Le Généraliste : Quels sont les différents types d’études menées en nutrition ?
Pr Serge Hercberg : On commence souvent par des études sur modèles cellulaires, puis sur animaux, sur des personnes malades et enfin en population générale. Les études cas témoins permettent de comparer l’alimentation des personnes qui ont développé une certaine maladie à celle des autres sujets de l’étude. Les études prospectives, appelées aussi études de cohorte ou de population, qui observent ce qui se passe avant que la maladie ne se déclare, ont plus de valeur.
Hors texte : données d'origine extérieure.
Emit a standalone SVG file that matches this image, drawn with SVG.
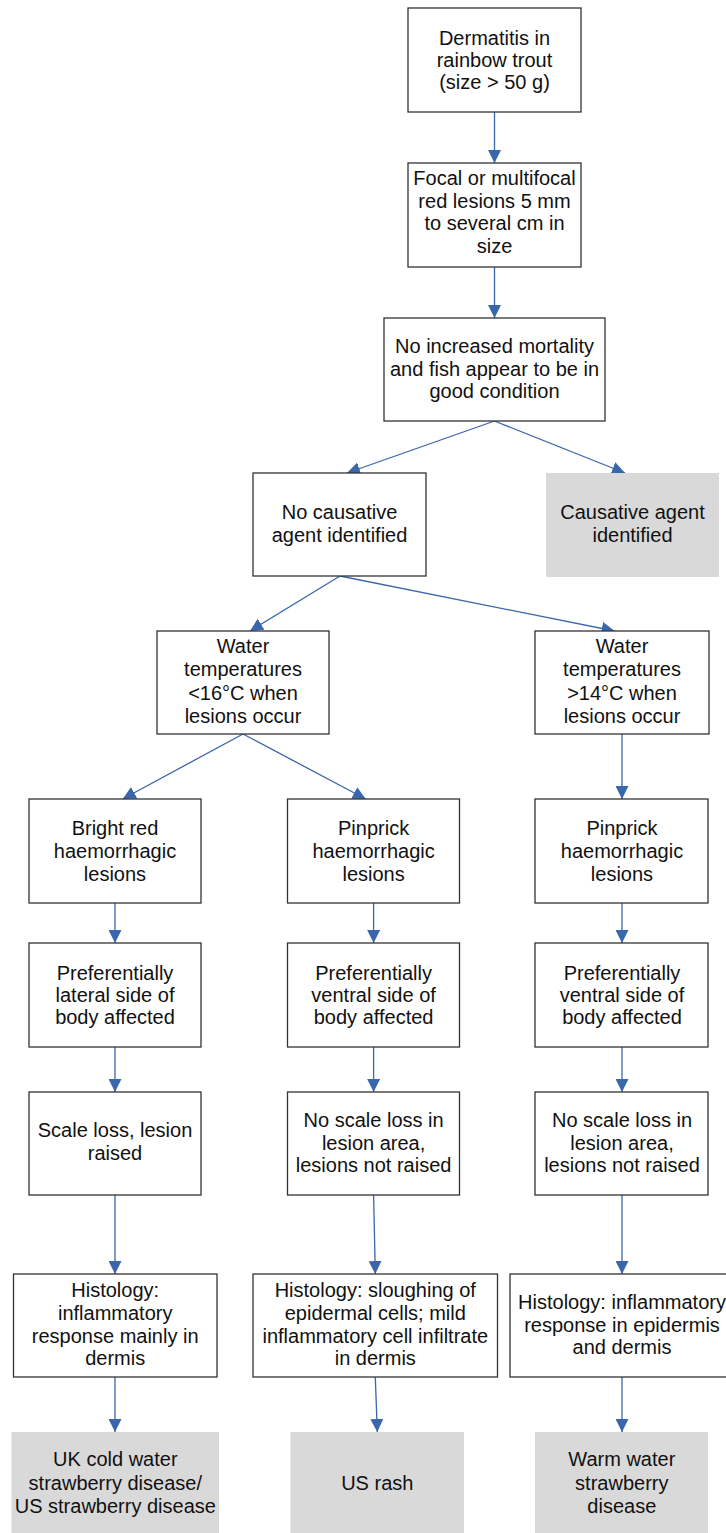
<svg xmlns="http://www.w3.org/2000/svg" width="726" height="1533" viewBox="0 0 726 1533">
<style>
.box{fill:#ffffff;stroke:#333333;stroke-width:1.3}
.grey{fill:#d9d9d9;stroke:none}
text{font-family:"Liberation Sans",Arial,sans-serif;font-size:20px;fill:#111111;text-anchor:middle}
.c{fill:none;stroke:#3a66ad;stroke-width:1.3;marker-end:url(#ah)}
</style>
<defs>
<marker id="ah" viewBox="0 0 13 13" refX="13" refY="6.5" markerWidth="13" markerHeight="13" markerUnits="userSpaceOnUse" orient="auto">
<path d="M0,0 L13,6.5 L0,13 Z" fill="#3a66ad"/>
</marker>
</defs>
<rect width="726" height="1533" fill="#ffffff"/>
<g id="connectors">
<line class="c" x1="494.5" y1="112" x2="494.5" y2="163"/>
<line class="c" x1="494.5" y1="267" x2="494.5" y2="318"/>
<line class="c" x1="494.5" y1="421" x2="347" y2="473"/>
<line class="c" x1="494.5" y1="421" x2="625" y2="473"/>
<line class="c" x1="340" y1="576" x2="250" y2="631"/>
<line class="c" x1="340" y1="576" x2="614.6" y2="631"/>
<line class="c" x1="243" y1="734" x2="122.7" y2="799"/>
<line class="c" x1="243" y1="734" x2="365.7" y2="799"/>
<line class="c" x1="622" y1="734" x2="622" y2="799"/>
<line class="c" x1="115" y1="903" x2="115" y2="943"/>
<line class="c" x1="373.6" y1="903" x2="373.6" y2="943"/>
<line class="c" x1="622" y1="903" x2="622" y2="943"/>
<line class="c" x1="115" y1="1047" x2="115" y2="1092"/>
<line class="c" x1="373.6" y1="1047" x2="373.6" y2="1092"/>
<line class="c" x1="622" y1="1047" x2="622" y2="1092"/>
<line class="c" x1="115" y1="1195" x2="115" y2="1274"/>
<line class="c" x1="373.6" y1="1195" x2="375.3" y2="1274"/>
<line class="c" x1="622" y1="1195" x2="622" y2="1274"/>
<line class="c" x1="115" y1="1377" x2="115" y2="1432"/>
<line class="c" x1="375.3" y1="1377" x2="377.3" y2="1432"/>
<line class="c" x1="622" y1="1377" x2="622" y2="1432"/>
</g>
<g id="n1">
<rect class="box" x="408" y="8" width="173" height="104"/>
<text x="494.5" y="45">Dermatitis in</text>
<text x="494.5" y="67">rainbow trout</text>
<text x="494.5" y="89">(size &gt; 50 g)</text>
</g>
<g id="n2">
<rect class="box" x="408" y="163" width="173" height="104"/>
<text x="494.5" y="185">Focal or multifocal</text>
<text x="494.5" y="207.5">red lesions 5 mm</text>
<text x="494.5" y="230">to several cm in</text>
<text x="494.5" y="252.5">size</text>
</g>
<g id="n3">
<rect class="box" x="384" y="318" width="221" height="103"/>
<text x="494.5" y="353">No increased mortality</text>
<text x="494.5" y="375.5">and fish appear to be in</text>
<text x="494.5" y="398">good condition</text>
</g>
<g id="n4">
<rect class="box" x="253" y="473" width="173" height="103"/>
<text x="339.5" y="519">No causative</text>
<text x="339.5" y="541.5">agent identified</text>
</g>
<g id="n5">
<rect class="grey" x="546" y="473" width="173" height="104"/>
<text x="632.5" y="519">Causative agent</text>
<text x="632.5" y="541.5">identified</text>
</g>
<g id="n6">
<rect class="box" x="157" y="631" width="172" height="103"/>
<text x="243" y="653">Water</text>
<text x="243" y="676">temperatures</text>
<text x="243" y="699.5">&lt;16°C when</text>
<text x="243" y="723">lesions occur</text>
</g>
<g id="n7">
<rect class="box" x="535" y="631" width="174" height="103"/>
<text x="622" y="653">Water</text>
<text x="622" y="676">temperatures</text>
<text x="622" y="699.5">&gt;14°C when</text>
<text x="622" y="723">lesions occur</text>
</g>
<g id="n8">
<rect class="box" x="29" y="799" width="172" height="104"/>
<text x="115" y="834.5">Bright red</text>
<text x="115" y="857.5">haemorrhagic</text>
<text x="115" y="880.5">lesions</text>
</g>
<g id="n9">
<rect class="box" x="287.5" y="799" width="172" height="104"/>
<text x="373.6" y="834.5">Pinprick</text>
<text x="373.6" y="857.5">haemorrhagic</text>
<text x="373.6" y="880.5">lesions</text>
</g>
<g id="n10">
<rect class="box" x="535" y="799" width="173" height="104"/>
<text x="622" y="834.5">Pinprick</text>
<text x="622" y="857.5">haemorrhagic</text>
<text x="622" y="880.5">lesions</text>
</g>
<g id="n11">
<rect class="box" x="29" y="943" width="172" height="104"/>
<text x="115" y="979.5">Preferentially</text>
<text x="115" y="1001.5">lateral side of</text>
<text x="115" y="1024">body affected</text>
</g>
<g id="n12">
<rect class="box" x="287.5" y="943" width="172" height="104"/>
<text x="373.6" y="979.5">Preferentially</text>
<text x="373.6" y="1001.5">ventral side of</text>
<text x="373.6" y="1024">body affected</text>
</g>
<g id="n13">
<rect class="box" x="535" y="943" width="173" height="104"/>
<text x="622" y="979.5">Preferentially</text>
<text x="622" y="1001.5">ventral side of</text>
<text x="622" y="1024">body affected</text>
</g>
<g id="n14">
<rect class="box" x="29" y="1092" width="172" height="103"/>
<text x="115" y="1137">Scale loss, lesion</text>
<text x="115" y="1160">raised</text>
</g>
<g id="n15">
<rect class="box" x="287.5" y="1092" width="172" height="103"/>
<text x="373.6" y="1127">No scale loss in</text>
<text x="373.6" y="1149.5">lesion area,</text>
<text x="373.6" y="1172">lesions not raised</text>
</g>
<g id="n16">
<rect class="box" x="535" y="1092" width="173" height="103"/>
<text x="622" y="1127">No scale loss in</text>
<text x="622" y="1149.5">lesion area,</text>
<text x="622" y="1172">lesions not raised</text>
</g>
<g id="n17">
<rect class="box" x="13.5" y="1274" width="203.5" height="103"/>
<text x="115.2" y="1297">Histology:</text>
<text x="115.2" y="1319.5">inflammatory</text>
<text x="115.2" y="1342.5">response mainly in</text>
<text x="115.2" y="1365">dermis</text>
</g>
<g id="n18">
<rect class="box" x="253" y="1274" width="244.5" height="103"/>
<text x="375.3" y="1297">Histology: sloughing of</text>
<text x="375.3" y="1319.5">epidermal cells; mild</text>
<text x="375.3" y="1342.5">inflammatory cell infiltrate</text>
<text x="375.3" y="1365">in dermis</text>
</g>
<g id="n19">
<rect class="box" x="510" y="1274" width="224" height="103"/>
<text x="622" y="1308.5">Histology: inflammatory</text>
<text x="622" y="1331.5">response in epidermis</text>
<text x="622" y="1354">and dermis</text>
</g>
<g id="n20">
<rect class="grey" x="11.5" y="1432" width="207.5" height="110"/>
<text x="115.3" y="1466">UK cold water</text>
<text x="115.3" y="1489.5">strawberry disease/</text>
<text x="115.3" y="1513">US strawberry disease</text>
</g>
<g id="n21">
<rect class="grey" x="290.5" y="1432" width="173.5" height="110"/>
<text x="377.3" y="1489.5">US rash</text>
</g>
<g id="n22">
<rect class="grey" x="535" y="1432" width="173" height="110"/>
<text x="621.8" y="1466">Warm water</text>
<text x="621.8" y="1489.5">strawberry</text>
<text x="621.8" y="1513">disease</text>
</g>
</svg>
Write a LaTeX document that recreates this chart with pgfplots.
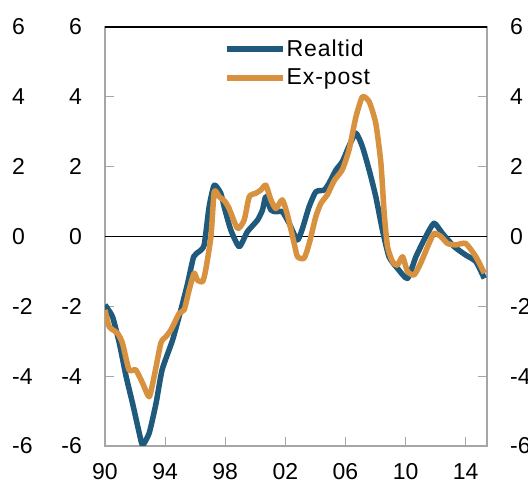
\documentclass[border=0pt]{standalone}
\usepackage{pgfplots}
\pgfplotsset{compat=1.18}
\usepackage{fontspec}
\setmainfont{Liberation Sans}
\newfontfamily\legfont[LetterSpace=4]{Liberation Sans}
\definecolor{realtid}{HTML}{1F5A7C}
\definecolor{expost}{HTML}{D8913E}
\definecolor{axgray}{HTML}{A6A6A6}

\pgfplotstableread{
x y
1990.0 -1.96
1990.5 -2.3
1990.95 -3.05
1991.4 -4.0
1991.83 -4.77
1992.28 -5.63
1992.5 -5.97
1992.94 -5.63
1993.4 -4.77
1993.8 -3.82
1994.5 -2.96
1995.05 -2.1
1995.5 -1.34
1995.9 -0.58
1996.27 -0.43
1996.6 -0.24
1996.93 0.85
1997.27 1.47
1997.7 1.24
1997.93 0.85
1998.37 0.19
1998.93 -0.29
1999.48 0.14
2000.15 0.47
2000.48 0.76
2000.7 1.14
2001.04 0.76
2001.37 0.71
2001.8 0.71
2002.25 0.38
2002.8 -0.1
2003.14 0.23
2003.58 0.85
2004.03 1.28
2004.58 1.33
2004.9 1.52
2005.36 1.9
2005.8 2.15
2006.25 2.6
2006.7 2.96
2007.13 2.57
2007.58 1.9
2008.02 1.14
2008.46 0.19
2008.9 -0.58
2009.46 -0.91
2010.13 -1.2
2010.69 -0.58
2011.35 0.0
2011.9 0.38
2012.45 0.09
2013.23 -0.29
2014.0 -0.53
2014.68 -0.72
2015.24 -1.2
}\realtid

\pgfplotstableread{
x y
1990.0 -2.1
1990.28 -2.58
1990.83 -2.77
1991.16 -3.05
1991.6 -3.82
1992.05 -3.82
1992.5 -4.2
1992.94 -4.59
1993.27 -4.01
1993.72 -3.05
1994.05 -2.87
1994.38 -2.68
1994.94 -2.2
1995.27 -2.1
1995.6 -1.53
1995.93 -1.05
1996.15 -1.25
1996.5 -1.29
1996.7 -0.96
1997.05 0.0
1997.27 1.28
1997.6 1.14
1997.95 1.02
1998.26 0.8
1998.82 0.23
1999.26 0.47
1999.6 1.14
2000.04 1.24
2000.37 1.33
2000.7 1.47
2001.04 1.05
2001.37 0.8
2001.8 1.05
2002.14 0.62
2002.59 -0.2
2002.81 -0.58
2003.25 -0.62
2003.59 -0.2
2004.03 0.57
2004.37 0.95
2004.8 1.2
2005.25 1.6
2005.8 1.92
2006.25 2.5
2006.7 3.43
2007.13 4.0
2007.58 3.86
2008.02 3.24
2008.36 2.1
2008.58 0.66
2008.8 -0.29
2009.13 -0.72
2009.46 -0.82
2009.8 -0.58
2010.13 -1.0
2010.57 -1.1
2011.0 -0.77
2011.56 -0.2
2011.9 0.09
2012.35 0.0
2012.79 -0.2
2013.35 -0.24
2014.0 -0.2
2014.68 -0.58
2015.24 -1.05
}\expost

\begin{document}
\begin{tikzpicture}
\pgfplotsset{
  base/.style={
    scale only axis, width=382pt, height=419pt,
    at={(105pt,38pt)}, anchor=south west,
    xmin=1990, xmax=2015.42, ymin=-6, ymax=6,
    ytick={-6,-4,...,6},
    yticklabels={-6,-4,-2,0,2,4,6},
    tick label style={font=\fontsize{23}{27}\selectfont, inner sep=0pt},
  }
}
% outer left column of labels
\begin{axis}[base, hide x axis, axis y line*=left, axis line style={draw=none},
  major tick length=0pt, yticklabel style={anchor=west, xshift=-93pt}]
\end{axis}
% right labels
\begin{axis}[base, hide x axis, axis y line*=right, axis line style={draw=none},
  major tick length=0pt, yticklabel style={anchor=west, xshift=23pt}]
\end{axis}
% main axis
\begin{axis}[base,
  axis line style={axgray, line width=1.5pt},
  tick style={axgray, line width=1.2pt},
  major tick length=9pt, tick align=inside,
  xtick={1990,1994,...,2014},
  xticklabels={90,94,98,02,06,10,14},
  xtick pos=left, ytick pos=both, yticklabel pos=left,
  xticklabel style={anchor=north, yshift=-17pt},
  yticklabel style={anchor=east, xshift=-23pt},
  extra y ticks={0}, extra y tick labels={},
  extra y tick style={grid=major, major grid style={black, line width=1.5pt}, major tick length=0pt},
  legend style={at={(rel axis cs:0.31,0.972)}, anchor=north west, draw=none, fill=none,
    inner sep=0pt, font=\legfont\fontsize{23}{27}\selectfont, row sep=9pt,
    cells={anchor=west}, nodes={inner sep=1pt}},
  legend image code/.code={\draw[#1, line width=6pt] (0pt,0pt) -- (56pt,0pt);},
  legend cell align=left,
]
\addplot[realtid, line width=5.5pt, line join=round, smooth, tension=0.35] table[x=x, y=y] {\realtid};
\addlegendentry{Realtid}
\addplot[expost, line width=5.5pt, line join=round, smooth, tension=0.35] table[x=x, y=y] {\expost};
\addlegendentry{Ex-post}
\draw[black, line width=2pt] (rel axis cs:0,1) -- (rel axis cs:1,1);
\end{axis}
\pgfresetboundingbox
\useasboundingbox (0pt,0pt) rectangle (528pt,484pt);
\end{tikzpicture}
\end{document}
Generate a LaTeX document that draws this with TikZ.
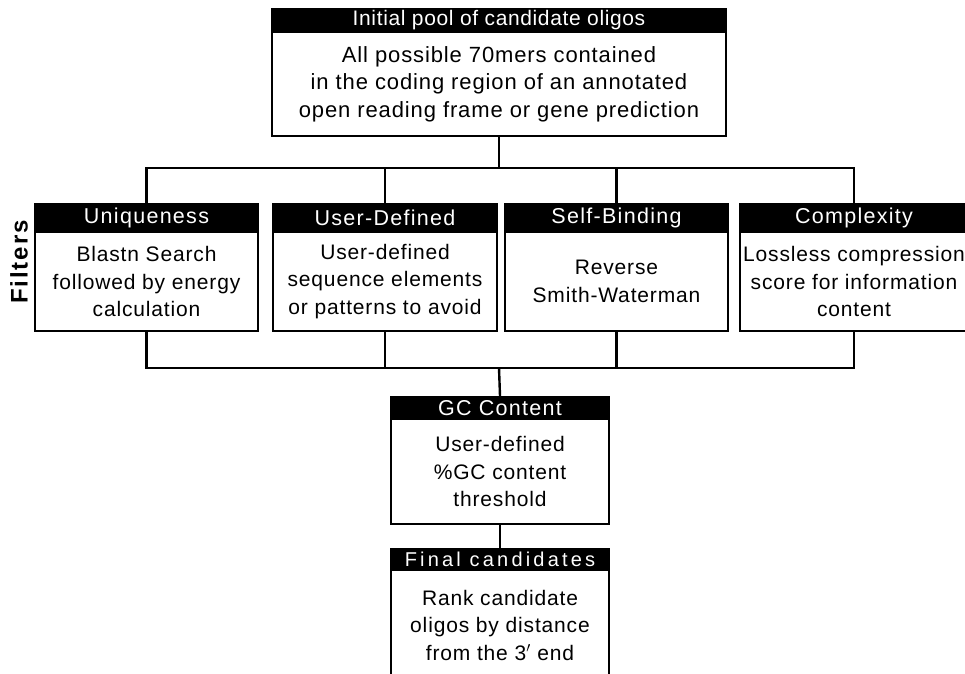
\documentclass[tikz,border=0pt]{standalone}
\usepackage{fontspec}
\setmainfont{Liberation Sans}
\newfontfamily\bodyfont[LetterSpace=4]{Liberation Sans}
\newfontfamily\hdfont[LetterSpace=6]{Liberation Sans}
\newfontfamily\topfont[LetterSpace=3]{Liberation Sans}
\newfontfamily\finfont[LetterSpace=16]{Liberation Sans}
\newfontfamily\filtfont[LetterSpace=8]{Liberation Sans}
\begin{document}
\begin{tikzpicture}[x=1pt,y=-1pt,
  hdr/.style={fill=black,draw=black,line width=2pt,text=white,anchor=north,inner sep=0pt,
     font=\hdfont\fontsize{21.5}{24}\selectfont},
  body/.style={draw=black,line width=2pt,anchor=north,inner sep=0pt,align=center,
     font=\bodyfont\fontsize{21}{27.5}\selectfont},
  conn/.style={line width=2.4pt,black}]
\useasboundingbox (0,0) rectangle (965,673);
\clip (0,0) rectangle (965,673);
% top box
\node[hdr,minimum width=454pt,minimum height=23pt,font=\topfont\fontsize{21}{24}\selectfont] (toph) at (499,8) {Initial pool of candidate oligos};
\node[body,minimum width=454pt,minimum height=104pt,font=\bodyfont\fontsize{22}{27.5}\selectfont] (top) at (499,31) {All possible 70mers contained\\in the coding region of an annotated\\open reading frame or gene prediction};
% filters
\node[hdr,minimum width=223pt,minimum height=28pt] (u1h) at (146.5,203) {Uniqueness};
\node[body,minimum width=223pt,minimum height=99pt] (u1) at (146.5,231) {Blastn Search\\followed by energy\\calculation};
\node[hdr,minimum width=224pt,minimum height=28pt] (u2h) at (385,203) {User-Defined};
\node[body,minimum width=224pt,minimum height=99pt] (u2) at (385,231) {User-defined\\sequence elements\\or patterns to avoid};
\node[hdr,minimum width=223pt,minimum height=28pt] (u3h) at (616.5,203) {Self-Binding};
\node[body,minimum width=223pt,minimum height=99pt] (u3) at (616.5,231) {Reverse\\Smith-Waterman};
\node[hdr,minimum width=228pt,minimum height=28pt] (u4h) at (854,203) {Complexity};
\node[body,minimum width=228pt,minimum height=99pt] (u4) at (854,231) {Lossless compression\\score for information\\content};
\node[rotate=90,inner sep=0pt] (filt) at (19,262) {\filtfont\bfseries\fontsize{24}{26}\selectfont Filters};
% GC
\node[hdr,minimum width=218pt,minimum height=22pt] (gch) at (500,396) {GC Content};
\node[body,minimum width=218pt,minimum height=105pt] (gc) at (500,418) {User-defined\\\%GC content\\threshold};
% final
\node[hdr,minimum width=218pt,minimum height=21pt,font=\finfont\fontsize{20}{24}\selectfont] (finh) at (500,548) {Final candidates};
\node[body,minimum width=218pt,minimum height=110pt] (fin) at (500,569) {Rank candidate\\oligos by distance\\from the 3$'$ end};
% connectors
\coordinate (j1) at (499,168);
\coordinate (j2) at (499,368);
\draw[conn] (top.south) -- (j1);
\draw[conn] (u1h.north) -- (u1h.north |- j1) -- (u4h.north |- j1) -- (u4h.north);
\draw[conn] (u2h.north) -- (u2h.north |- j1);
\draw[conn] (u3h.north) -- (u3h.north |- j1);
\draw[conn] (u1.south) -- (u1.south |- j2) -- (u4.south |- j2) -- (u4.south);
\draw[conn] (u2.south) -- (u2.south |- j2);
\draw[conn] (u3.south) -- (u3.south |- j2);
\draw[conn] (j2) -- (gch.north);
\draw[conn] (gc.south) -- (finh.north);
\end{tikzpicture}
\end{document}
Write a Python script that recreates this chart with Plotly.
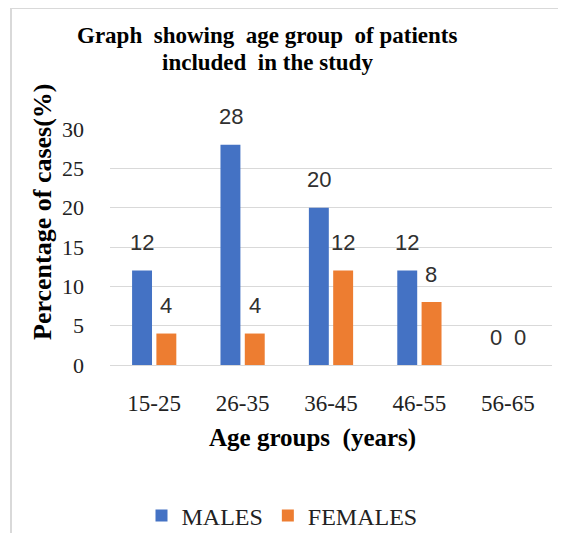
import plotly.graph_objects as go

categories = ["15-25", "26-35", "36-45", "46-55", "56-65"]
males = [12, 28, 20, 12, 0]
females = [4, 4, 12, 8, 0]
series_names = ["MALES", "FEMALES"]
y_ticks = [0, 5, 10, 15, 20, 25, 30]

W, H = 550, 525
OFF = 8  # page body margin
L, R, T, B = 102, 6, 121, 168
pw = W - L - R
ph = H - T - B

def px_x(px):
    return (px - OFF - L) / pw

def px_y(py):
    return (H - B - (py - OFF)) / ph

serif = "Liberation Serif, Times New Roman, serif"
sans = "Liberation Sans Narrow, Liberation Sans, sans-serif"

fig = go.Figure()
fig.add_trace(go.Bar(x=categories, y=males, name=series_names[0],
                     marker=dict(color="#4472C4", line=dict(width=0))))
fig.add_trace(go.Bar(x=categories, y=females, name=series_names[1],
                     marker=dict(color="#ED7D31", line=dict(width=0))))

annotations = []
for vals, shift in ((males, -12), (females, 12)):
    for c, v in zip(categories, vals):
        annotations.append(dict(x=c, y=v, xref="x", yref="y", text=str(v),
                                showarrow=False, xshift=shift, yshift=28,
                                font=dict(family=sans, size=22, color="#303030")))

for txt, yy in (("<b>Graph  showing  age group  of patients</b>", 36),
                ("<b>included  in the study</b>", 62)):
    annotations.append(dict(x=px_x(267), y=px_y(yy), xref="paper", yref="paper",
                            text=txt, showarrow=False,
                            font=dict(family=serif, size=23, color="#000000"),
                            xanchor="center", yanchor="middle"))
annotations.append(dict(x=px_x(312), y=px_y(438), xref="paper", yref="paper",
                        text="<b>Age groups  (years)</b>", showarrow=False,
                        font=dict(family=serif, size=25, color="#000000"),
                        xanchor="center", yanchor="middle"))
annotations.append(dict(x=px_x(42), y=px_y(212), xref="paper", yref="paper",
                        text="<b>Percentage of cases(%)</b>", showarrow=False, textangle=-90,
                        font=dict(family=serif, size=26, color="#000000"),
                        xanchor="center", yanchor="middle"))

border = dict(color="#d9d9d9", width=2)
fig.update_layout(
    width=W, height=H,
    margin=dict(l=L, r=R, t=T, b=B, autoexpand=False),
    paper_bgcolor="white", plot_bgcolor="white",
    font=dict(family=serif, color="#222222"),
    barmode="group", bargap=0.45, bargroupgap=0.18,
    showlegend=True,
    legend=dict(orientation="h", x=px_x(282), y=px_y(516), xanchor="center", yanchor="middle",
                font=dict(family=serif, size=24, color="#222222"),
                itemwidth=30, tracegroupgap=0),
    xaxis=dict(showgrid=False, showline=False, ticks="", ticklabelstandoff=22, automargin=False,
               tickfont=dict(family=serif, size=23, color="#222222")),
    yaxis=dict(range=[0, 30], tickvals=y_ticks, showgrid=True, gridcolor="#d9d9d9",
               gridwidth=1, zeroline=True, zerolinecolor="#d9d9d9", zerolinewidth=1,
               showline=False, ticks="", ticklabelstandoff=25, automargin=False,
               tickfont=dict(family=serif, size=22, color="#222222")),
    annotations=annotations,
    shapes=[
        dict(type="line", xref="paper", yref="paper",
             x0=px_x(11), x1=px_x(570), y0=px_y(8), y1=px_y(8), line=border, layer="below"),
        dict(type="line", xref="paper", yref="paper",
             x0=px_x(11), x1=px_x(11), y0=px_y(8), y1=px_y(545), line=border, layer="below"),
    ],
)

fig.write_html("out.html")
L’idéal est de combiner plusieurs études de cohorte.
Quant aux études d’intervention, destinées à tester le rôle d’un aliment ou d’un nutriment particulier versus placebo, elles sont difficiles à mettre en place. Pour que le niveau de preuve soit suffisant, il est nécessaire de combiner les résultats de plusieurs études.
Quel niveau de preuve est nécessaire pour donner des conseils nutritionnels à la population ?
Pr S.H. Les études de cohorte doivent être suffisantes en taille et en durée et couvrir si possible différents types de population (anglo-saxon, latin…), mais ne doivent pas obligatoirement être représentatives de la population générale (cf les études américaines sur les infirmières, les électriciens de Chicago…) Il est important de s’assurer de la plausibilité biologique de leurs résultats.
Pour analyser l’impact de l’alimentation sur une maladie fréquente, comme le cancer tous sites confondus, il suffit d’inclure quelques dizaines de milliers de personnes. Si l’on s’intéresse à un certain type de cancer, il faut au moins 200 000 personnes. Toutes les grandes revues internationales vérifient d’ailleurs la puissance et la qualité de l’analyse statistique avant de publier une étude.
Pouvez-vous nous donner un exemple d’étude sur laquelle on peut s’appuyer ?
Pr S.H. Le travail mené par le World Cancer Research Fund, dont les résultats ont été publiés en 2007 et diffusés en France par l’Inca en 2009, permet de tirer des conclusions, grâce à une méthodologie d’analyse fiable des études portant sur l’impact de certains aliments sur les différents types de cancer. Sur 70 000 articles recensés, 7 000 ont été considérés comme valides et analysés par 200 chercheurs et un panel de 21 experts à travers le monde. Grâce à ce type d’étude, on sait aujourd’hui que l’alimentation peut diminuer de 25 à 30 % le risque de cancer, ce qui est considérable. Aucun médicament n’a un impact aussi important…
Est-il nécessaire de définir à l’avance ce que l’on veut démontrer ?
Pr S.H. Il est important d’avoir des hypothèses de départ sur le rôle de certains aliments ou nutriments sur les grandes maladies, mais on peut ensuite revenir sur la base des données collectées pour réaliser d’autres analyses. Il y a le parcours imposé et le parcours libre… Comme en patinage artistique !
Quelles sont les principales erreurs à éviter dans l’interprétation des études nutritionnelles ?
Pr S.H. Il faut se garder de tirer des conclusions à partir d’une seule étude, surtout si elle est limitée. L’extrapolation peut être dangereuse… Après la « mode » des anti-oxydants et, notamment du bêta-carotène, diverses études aux Etats-Unis et en Finlande, tout comme l’étude Suvimax en France, ont montré que leur consommation sous forme de compléments alimentaires à forte dose augmentait le risque de cancer de la prostate et du poumon chez des populations à risque. D’une manière générale, appuyons-nous sur les recommandations internationales officielles et les conclusions des comités d’experts et méfions-nous des "gourous" et des opinions personnelles, qui n’ont aucune valeur.